A Vision for Thermally Integrated Photonics Systems

01 January 2014

New Image

We live in a rapidly changing world where advances in consumer technology are occurring so fast that the network is struggling to keep pace. The rapid uptake of smart phones/tablets and the widespread wireless streaming of high definition video and games is putting the current network architecture under immense strain. The problem is further compounded as many more applications come online on a daily basis thereby further straining the network. Some examples are high definition 4K video streaming, health monitoring, provision of online education, internet of things, cloud computing and many more.
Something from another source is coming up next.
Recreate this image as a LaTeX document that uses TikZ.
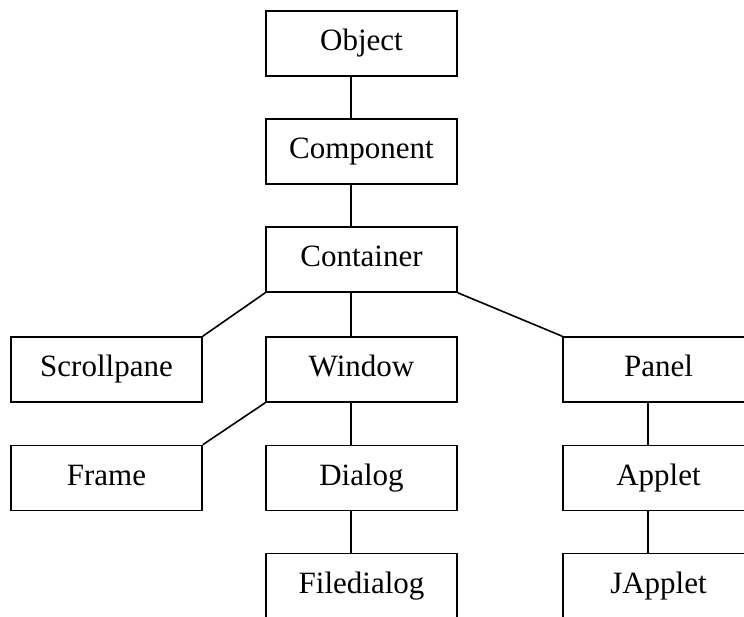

We live in an ever growing digitally connected world that will be further enabled by cloud computing and storage as depicted in Figure 1. Data growth rates across the network vary depending on the source (see [1] and [2] for detailed reviews of the literature on traffic growth rates); however, it is accepted that yearly performance improvements in products placed within the network considerably lag insatiable consumer demand. To keep pace with these rapid changes we (equipment manufacturers) need to innovate at speed, at scale and at low cost. This means that device and component integration is critical to enable the next many generations of efficient and scalable telecommunications products. The level of integration required has severe hardware design implications in general but even more so from a thermal perspective. The thermal challenge grows with ever increasing levels of integration as the designer must place more and more functionality in ever smaller boxes. Packing so much functionality (devices/components) into ever decreasing package footprints will lead to substantially increased thermal densities and new thermal solutions are required.